Marc (50:41): This is Marc with the DevOps Sauna podcast signing off. Thank you for listening. Both Andrew and Andy can be found in social media, and I'm sure they're eager to continue the conversation around these subjects. We'll leave their profiles in the show notes for you. If you haven't already, please subscribe to our podcast and give us a rating on your platform. It means the world to us also check out our other episodes for interesting and exciting talks. Finally, before we sign off, let's give Andrew and Andy an opportunity to introduce themselves. I say now take care of yourselves. And remember, if you're asking why Kubernetes you're way behind.
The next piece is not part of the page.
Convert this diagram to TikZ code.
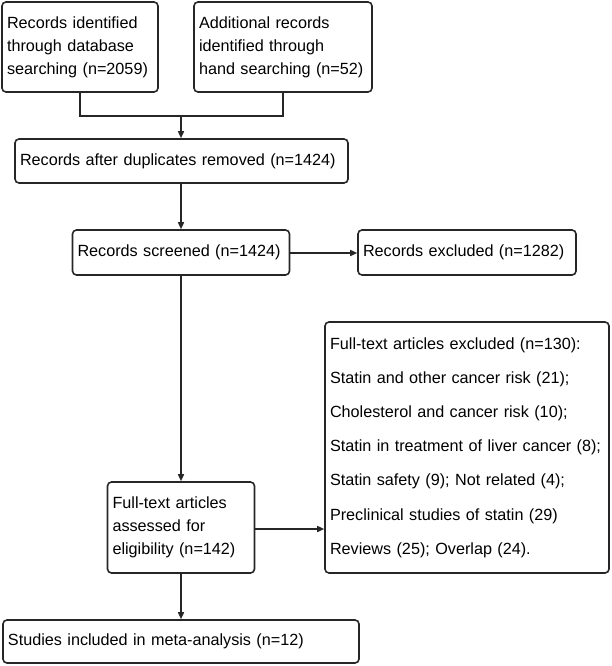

Andrew (51:23): I'm Andrew Rynhard. I'm the founder and CTO of SideroLabs and creator of Talos Linux. I've been working with Kubernetes since 1.8, and have been working with containers when they were beta back when Docker was founded somewhere around 2013. Ever since then, I've really fall in love with containers and Linux and today I'm happy to be the founder of SideroLabs.

Andy (51:49): Hi, my name is Andy Allred. I've been in Finland for over 20 years already. I started my career in the US Navy and nuclear powered fast attack submarines doing all kinds of cool tech stuff, and learning that tech is there to serve a mission which people have. And then I've spent my career in IT and mostly telecoms, figuring out how tech can serve the mission of people.